How can educator engagement be measured?

I’ve been spending the past few days thinking about Thursday’s #mschat on educator engagement. I was truly stunned by the participation. It feels like #mschat is starting to enter a ‘next level’ of chats on Twitter. More participants, more lurkers, more more more. The insights and contributions from around the country (and world) has been growing steadily over the past few months and as a result I have come to value the connections, new PLNs, and discourse that only connected educators can create.

The topic of educator engagement was one of the most difficult one for me personally to talk about. Moderator @blocht574 sent out an article to read pre-chat (which as a side note I thought was a great idea and maybe he could do that again this week but a day before the chat). My first tweet exemplified my difficulty coming up with a good opening response:

@GeoSpiegs

“through student engagement? Parent feedback? Can we define what engagement means first?”

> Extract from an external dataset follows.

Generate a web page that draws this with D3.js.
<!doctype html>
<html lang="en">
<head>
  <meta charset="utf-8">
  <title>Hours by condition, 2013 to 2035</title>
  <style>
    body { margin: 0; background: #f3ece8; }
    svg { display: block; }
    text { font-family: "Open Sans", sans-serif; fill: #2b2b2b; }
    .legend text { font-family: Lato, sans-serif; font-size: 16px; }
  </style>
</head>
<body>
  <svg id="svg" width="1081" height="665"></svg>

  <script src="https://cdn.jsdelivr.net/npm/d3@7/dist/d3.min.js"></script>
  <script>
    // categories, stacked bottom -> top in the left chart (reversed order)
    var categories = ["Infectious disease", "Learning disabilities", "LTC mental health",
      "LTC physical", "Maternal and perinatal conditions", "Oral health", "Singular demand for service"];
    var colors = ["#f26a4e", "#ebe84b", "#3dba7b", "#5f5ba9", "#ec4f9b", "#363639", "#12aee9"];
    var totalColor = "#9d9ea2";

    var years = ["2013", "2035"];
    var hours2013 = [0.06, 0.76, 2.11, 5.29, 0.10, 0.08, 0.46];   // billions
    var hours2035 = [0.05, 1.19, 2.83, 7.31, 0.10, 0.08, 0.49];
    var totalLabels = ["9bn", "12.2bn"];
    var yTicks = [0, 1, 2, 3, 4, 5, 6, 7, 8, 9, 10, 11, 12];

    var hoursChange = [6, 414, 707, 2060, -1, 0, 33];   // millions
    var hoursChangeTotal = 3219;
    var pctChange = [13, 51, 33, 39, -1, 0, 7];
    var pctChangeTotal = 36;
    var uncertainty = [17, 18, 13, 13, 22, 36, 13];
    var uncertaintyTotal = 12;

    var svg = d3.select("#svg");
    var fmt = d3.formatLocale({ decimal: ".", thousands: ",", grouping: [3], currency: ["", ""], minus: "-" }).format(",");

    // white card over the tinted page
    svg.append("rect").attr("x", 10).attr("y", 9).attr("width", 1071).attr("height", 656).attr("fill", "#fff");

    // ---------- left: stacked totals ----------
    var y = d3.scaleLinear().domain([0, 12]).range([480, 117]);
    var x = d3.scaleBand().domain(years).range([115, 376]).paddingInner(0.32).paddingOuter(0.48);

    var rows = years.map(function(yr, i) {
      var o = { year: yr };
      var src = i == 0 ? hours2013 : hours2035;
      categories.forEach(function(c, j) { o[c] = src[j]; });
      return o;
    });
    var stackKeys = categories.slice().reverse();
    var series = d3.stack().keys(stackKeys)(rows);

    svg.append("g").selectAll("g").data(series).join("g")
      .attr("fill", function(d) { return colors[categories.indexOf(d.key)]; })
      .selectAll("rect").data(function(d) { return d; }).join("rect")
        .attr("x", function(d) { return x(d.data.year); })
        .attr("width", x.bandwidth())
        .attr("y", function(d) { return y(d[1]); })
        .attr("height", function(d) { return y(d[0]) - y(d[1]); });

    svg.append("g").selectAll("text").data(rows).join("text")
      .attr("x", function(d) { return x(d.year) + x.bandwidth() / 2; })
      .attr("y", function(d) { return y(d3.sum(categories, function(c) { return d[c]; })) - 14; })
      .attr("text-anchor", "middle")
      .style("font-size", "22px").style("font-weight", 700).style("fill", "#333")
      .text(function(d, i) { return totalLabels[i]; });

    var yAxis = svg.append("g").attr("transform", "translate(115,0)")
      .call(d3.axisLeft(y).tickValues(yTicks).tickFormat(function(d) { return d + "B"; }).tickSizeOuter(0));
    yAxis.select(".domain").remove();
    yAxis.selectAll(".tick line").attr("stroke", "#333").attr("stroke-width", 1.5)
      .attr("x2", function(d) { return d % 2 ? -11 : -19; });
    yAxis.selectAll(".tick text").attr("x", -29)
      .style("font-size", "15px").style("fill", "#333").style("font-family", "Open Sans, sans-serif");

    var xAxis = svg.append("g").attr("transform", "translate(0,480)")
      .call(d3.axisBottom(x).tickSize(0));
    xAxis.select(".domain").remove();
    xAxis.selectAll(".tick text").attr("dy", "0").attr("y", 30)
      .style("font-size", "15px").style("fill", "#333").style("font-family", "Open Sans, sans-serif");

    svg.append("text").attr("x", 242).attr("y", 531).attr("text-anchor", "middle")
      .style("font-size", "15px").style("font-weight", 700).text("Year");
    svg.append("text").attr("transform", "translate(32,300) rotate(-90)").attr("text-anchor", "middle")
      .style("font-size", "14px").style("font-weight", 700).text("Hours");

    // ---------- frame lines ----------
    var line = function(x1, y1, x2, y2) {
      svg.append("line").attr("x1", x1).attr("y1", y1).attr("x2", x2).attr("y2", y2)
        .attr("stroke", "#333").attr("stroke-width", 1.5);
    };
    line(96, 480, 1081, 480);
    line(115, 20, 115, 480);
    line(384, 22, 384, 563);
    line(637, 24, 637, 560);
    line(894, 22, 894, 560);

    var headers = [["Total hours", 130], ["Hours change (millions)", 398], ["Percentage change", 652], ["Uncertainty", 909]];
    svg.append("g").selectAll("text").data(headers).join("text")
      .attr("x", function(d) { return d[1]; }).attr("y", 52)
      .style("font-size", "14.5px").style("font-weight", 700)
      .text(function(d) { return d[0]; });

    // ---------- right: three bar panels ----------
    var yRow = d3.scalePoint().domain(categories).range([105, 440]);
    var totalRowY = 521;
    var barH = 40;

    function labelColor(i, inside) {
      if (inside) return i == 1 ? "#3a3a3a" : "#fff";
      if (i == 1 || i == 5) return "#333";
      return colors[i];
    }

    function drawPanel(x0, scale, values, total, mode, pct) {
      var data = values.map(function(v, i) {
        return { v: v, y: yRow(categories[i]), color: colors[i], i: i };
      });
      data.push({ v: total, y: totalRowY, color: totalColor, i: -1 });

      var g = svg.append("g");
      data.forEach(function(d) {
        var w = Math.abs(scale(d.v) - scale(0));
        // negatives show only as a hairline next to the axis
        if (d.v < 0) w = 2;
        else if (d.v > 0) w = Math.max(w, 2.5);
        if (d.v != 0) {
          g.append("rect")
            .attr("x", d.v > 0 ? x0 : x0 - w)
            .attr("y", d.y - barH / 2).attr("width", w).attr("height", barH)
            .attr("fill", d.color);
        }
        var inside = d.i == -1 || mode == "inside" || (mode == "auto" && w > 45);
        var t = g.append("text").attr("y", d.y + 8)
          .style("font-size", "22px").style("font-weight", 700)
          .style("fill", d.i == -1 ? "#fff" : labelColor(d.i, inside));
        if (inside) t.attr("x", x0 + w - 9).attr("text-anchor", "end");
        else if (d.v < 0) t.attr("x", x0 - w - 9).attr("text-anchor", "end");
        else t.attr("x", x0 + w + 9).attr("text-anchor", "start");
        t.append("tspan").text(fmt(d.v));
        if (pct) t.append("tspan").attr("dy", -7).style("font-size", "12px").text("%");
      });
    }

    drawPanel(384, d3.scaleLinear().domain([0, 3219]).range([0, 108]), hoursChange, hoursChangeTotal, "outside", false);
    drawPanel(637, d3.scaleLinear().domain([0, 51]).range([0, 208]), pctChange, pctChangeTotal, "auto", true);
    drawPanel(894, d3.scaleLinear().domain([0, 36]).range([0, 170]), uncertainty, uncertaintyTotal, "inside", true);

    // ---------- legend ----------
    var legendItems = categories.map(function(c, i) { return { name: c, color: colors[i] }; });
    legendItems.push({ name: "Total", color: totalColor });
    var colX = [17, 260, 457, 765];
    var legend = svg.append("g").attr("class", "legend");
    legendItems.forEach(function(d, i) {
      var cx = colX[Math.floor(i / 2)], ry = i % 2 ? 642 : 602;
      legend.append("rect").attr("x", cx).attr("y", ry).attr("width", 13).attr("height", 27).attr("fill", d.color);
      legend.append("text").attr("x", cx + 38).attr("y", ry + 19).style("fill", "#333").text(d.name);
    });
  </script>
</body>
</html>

I wasn’t the only one, either:

@smartins3313

“My first question to this question is doesn’t engagement mean something different to diff Ts?”

….but how would we measure it? If you look at your staff HOW can you tell if engaged?”

To which I agree. Engagement looks different depending on the individual teacher and the dynamic that occurs within their classroom. What works for one teacher may have the opposite effect for another.  I had a really hard time with the question. I still don’t feel like I ever got my head around what measuring teacher engagement looks like.

I was hoping the chat was going to spend a minute or two at the get-go to establish some parameters to what we meant by teacher engagement. In hindsight I would have appreciated that because it seemed that there was confusion between measurement and descriptions of what engagement looks like.

@rdavisteaches

“How teachers interact with each other. What teachers discuss in meetings.”

@nyrangerfan42

“how their students approach the classroom – are they excited?”

There are a few definitions that I can think of that fall under the teacher engagement banner. The first one to come to mind is the definition of a teacher who truly enjoys his/her job. A teacher who views teaching as a vocation, a craft, something more than a ‘job’.

@kemnitzer3

“Educator engagement can be seen, heard, and felt. You can see their passion! They engage the minds of their students.” 

Is that even measurable? While I completely agree with the sentiment, I find it almost impossible to accurately measure that from an administrators perspective. Since I’m NOT an administrator, I defer to their expertise on this…

A second definition would be how engaged is a teacher with his/her students? Does s/he create an atmosphere where students look forward to coming to class each and every day?

@nyrangerfan42

“measure: Where is the teacher in the room? circulating? what is he doing in meetings? texting? does he know his Ss interests?”

@blocht574

“HOW teachers engage and interact with their students!”

A great idea but the question was about ‘measurement’. I wanted to see a concrete example of what measurement criteria or tool we might use. @nyrangerfan42 defined criteria such as circulating and input at faculty meetings which I think would be helpful to getting some agreement on teacher engagement.

@mjanatovich

“We can measure how engaged an educator is by how engaged their students are in the classroom”.

This might be true for some teachers but looking at whether a student is engaged or not might just be a result of a teacher who is entertaining and not necessarily ‘good’.

Student input is imperative for a good teacher to be able to reflect on their craft and improve. In my classroom, I would put a Google Form questionnaire at the end of each activity or project that we would do. One of the questions would ask the student to rate/rank their experience.

How easy was it for you to stay focused and engaged? 1-5

..and a follow up question for the students to describe why they rated their experience the way they did.

Please provide an example or explanation why you scored the previous question the way you did..

Finally teacher engagement can mean how engaged in the school culture is the teacher? How active are they in faculty meetings, after school clubs, etc…? To me this basically means:

How much extra time do they put in above and beyond their contract?

@blocht574

“HOW teachers spend their “duty free time” in school”

@ed_group

“By what they produce. ie. Coaching, after school clubs for no stipends, increasing student achievement, etc.”

@JamieArmin

“Ts engaging with Ss…walking, talking, advising clubs/activities, etc Engaging here on Twitter & applying learning to classroom”

Is it right for administrators to look at that contribution? Should there be limits on how much a teacher puts in? Should teacher engagement be measured in this way? I’m inclined to think not, well, in cases of establishing what constitute a ‘good’ teacher. There are too many outside obligations that some teachers have that precludes their involvement in afterschool activities. Any parent out there can understand a teacher who want to go home at the end of their day and spend time with their own children.

At the end of my reflection I found two participants caught my attention. They seemed to go beyond a definition and struck at the heart of the question:

@adrembert

“By the quality, significance, depth, and creativity of their lessons. Gotta work behind the scenes.”

and @MrsMele1

“By how their classroom/lessons evolve year after year. Continuous growth shows they are engaged.”

This strikes at the core of teacher engagement for me. Administrators are now asking more and more teachers to be reflective of their craft. By looking at the quality, significance, depth, and creativity of a teacher’s lesson, and the manner in which a teacher reflects on those points, might be a way to garner or shed some light on a teacher’s engagement to their craft.